#### Work to complete
Print word for word the first line of the listing below and every line after it, through the line with "import * as d3 from 'd3';". Leave out the pictures and the rest.

--- START OF Data in this exercise ---

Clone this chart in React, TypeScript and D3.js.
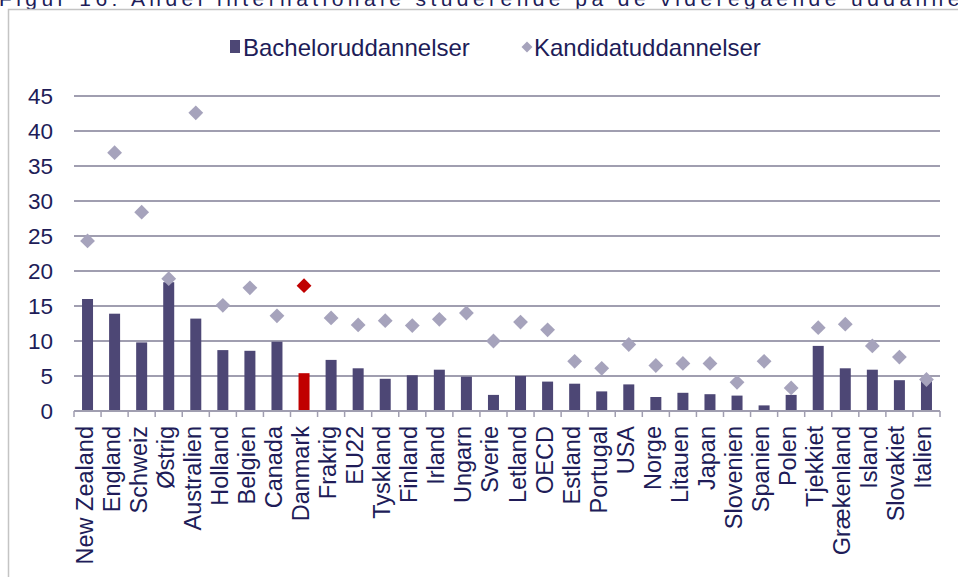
import React, { useEffect, useRef } from 'react';
import * as d3 from 'd3';

const countries = ['New Zealand', 'England', 'Schweiz', 'Østrig', 'Australien', 'Holland', 'Belgien', 'Canada', 'Danmark', 'Frakrig', 'EU22', 'Tyskland', 'Finland', 'Irland', 'Ungarn', 'Sverie', 'Letland', 'OECD', 'Estland', 'Portugal', 'USA', 'Norge', 'Litauen', 'Japan', 'Slovenien', 'Spanien', 'Polen', 'Tjekkiet', 'Grækenland', 'Island', 'Slovakiet', 'Italien'];
const bachelor = [16.0, 13.9, 9.8, 18.4, 13.2, 8.7, 8.6, 9.9, 5.4, 7.3, 6.1, 4.6, 5.1, 5.9, 4.9, 2.3, 5.0, 4.2, 3.9, 2.8, 3.8, 2.0, 2.6, 2.4, 2.2, 0.8, 2.3, 9.3, 6.1, 5.9, 4.4, 4.3];
const kandidat = [24.3, 36.9, 28.4, 18.9, 42.6, 15.1, 17.6, 13.6, 17.9, 13.3, 12.3, 12.9, 12.2, 13.1, 14.0, 10.0, 12.7, 11.6, 7.1, 6.1, 9.5, 6.5, 6.8, 6.8, 4.1, 7.1, 3.3, 11.9, 12.4, 9.3, 7.7, 4.5];
const yTicks = [0, 5, 10, 15, 20, 25, 30, 35, 40, 45];
const seriesNames = ['Bacheloruddannelser', 'Kandidatuddannelser'];
const highlight = 'Danmark';

const W = 958, H = 577;
const BAR = '#4d4775', DIA = '#a6a3bc', RED = '#c00000', TXT = '#201c58', GRID = '#a09eb0';
const FONT = 'Liberation Sans, Arial, sans-serif';

export default function App() {
  const ref = useRef<SVGSVGElement>(null);

  useEffect(() => {
    const svg = d3.select(ref.current);
    svg.selectAll('*').remove();

    const x = d3.scaleBand().domain(countries).range([74, 940]).padding(0);
    const y = d3.scaleLinear().domain([0, 45]).range([411, 96]);

    // title (cut off at top) and frame
    svg.append('text')
      .attr('x', -1).attr('y', 6)
      .attr('font-family', FONT).attr('font-size', 21)
      .attr('textLength', 1012).attr('lengthAdjust', 'spacing')
      .attr('fill', TXT)
      .text('Figur 16: Andel internationale studerende på de videregående uddannelser');

    svg.append('rect')
      .attr('x', 8.5).attr('y', 9.5).attr('width', 1000).attr('height', 700)
      .attr('fill', 'white').attr('stroke', '#c4c4c4').attr('stroke-width', 1.5);

    // gridlines
    svg.append('g').selectAll('line').data(yTicks.filter(t => t > 0)).join('line')
      .attr('x1', 74).attr('x2', 940)
      .attr('y1', d => y(d)).attr('y2', d => y(d))
      .attr('stroke', GRID).attr('stroke-width', 1.8);

    // y labels
    svg.append('g').selectAll('text').data(yTicks).join('text')
      .attr('x', 53).attr('y', d => y(d)).attr('dy', '0.36em')
      .attr('text-anchor', 'end')
      .attr('font-family', FONT).attr('font-size', 22.5).attr('fill', TXT)
      .text(d => d);

    // bars
    const bw = 11;
    svg.append('g').selectAll('rect').data(countries).join('rect')
      .attr('x', d => x(d)! + x.bandwidth() / 2 - bw / 2)
      .attr('width', bw)
      .attr('y', (d, i) => y(bachelor[i]))
      .attr('height', (d, i) => y(0) - y(bachelor[i]))
      .attr('fill', d => d === highlight ? RED : BAR);

    // x axis
    const ax = svg.append('g');
    ax.append('line').attr('x1', 74).attr('x2', 940).attr('y1', 411).attr('y2', 411)
      .attr('stroke', GRID).attr('stroke-width', 1.8);
    const bounds = countries.map(c => x(c)!).concat([940]);
    ax.selectAll('line.tick').data(bounds).join('line').attr('class', 'tick')
      .attr('x1', d => d).attr('x2', d => d).attr('y1', 411).attr('y2', 417)
      .attr('stroke', GRID).attr('stroke-width', 1.5);

    // diamonds
    const diamond = d3.symbol().type(d3.symbolSquare).size(110);
    svg.append('g').selectAll('path').data(countries).join('path')
      .attr('d', diamond()!)
      .attr('transform', (d, i) => `translate(${x(d)! + x.bandwidth() / 2},${y(kandidat[i])}) rotate(45)`)
      .attr('fill', d => d === highlight ? RED : DIA);

    // x labels
    svg.append('g').selectAll('text').data(countries).join('text')
      .attr('transform', d => `translate(${x(d)! + x.bandwidth() / 2 + 5},426) rotate(-90)`)
      .attr('text-anchor', 'end')
      .attr('font-family', FONT).attr('font-size', 23.5).attr('fill', TXT)
      .text(d => d);

    // legend
    const lg = svg.append('g');
    lg.append('rect').attr('x', 230).attr('y', 40).attr('width', 10).attr('height', 13).attr('fill', BAR);
    lg.append('text').attr('x', 243).attr('y', 47).attr('dy', '0.36em')
      .attr('font-family', FONT).attr('font-size', 24).attr('fill', TXT)
      .text(seriesNames[0]);
    lg.append('path').attr('d', d3.symbol().type(d3.symbolSquare).size(60)()!)
      .attr('transform', 'translate(527,47) rotate(45)').attr('fill', DIA);
    lg.append('text').attr('x', 534).attr('y', 47).attr('dy', '0.36em')
      .attr('font-family', FONT).attr('font-size', 24).attr('fill', TXT)
      .text(seriesNames[1]);
  }, []);

  return (
    <svg ref={ref} width={W} height={H}
      style={{ position: 'absolute', left: 0, top: 0, background: 'white' }} />
  );
}
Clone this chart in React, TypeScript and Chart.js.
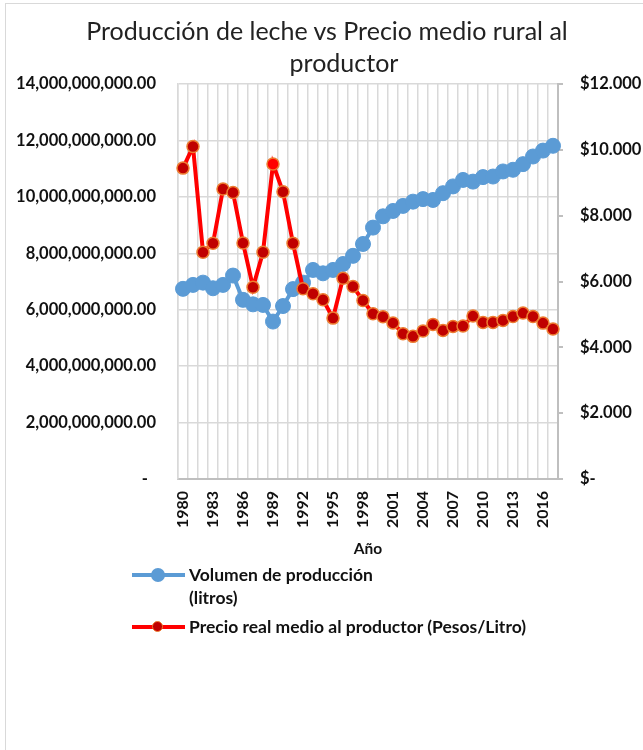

--- END OF Data in this exercise ---

#### Task output
Clone this chart in React, TypeScript and D3.js.
import React, { useEffect, useRef } from 'react';
import * as d3 from 'd3';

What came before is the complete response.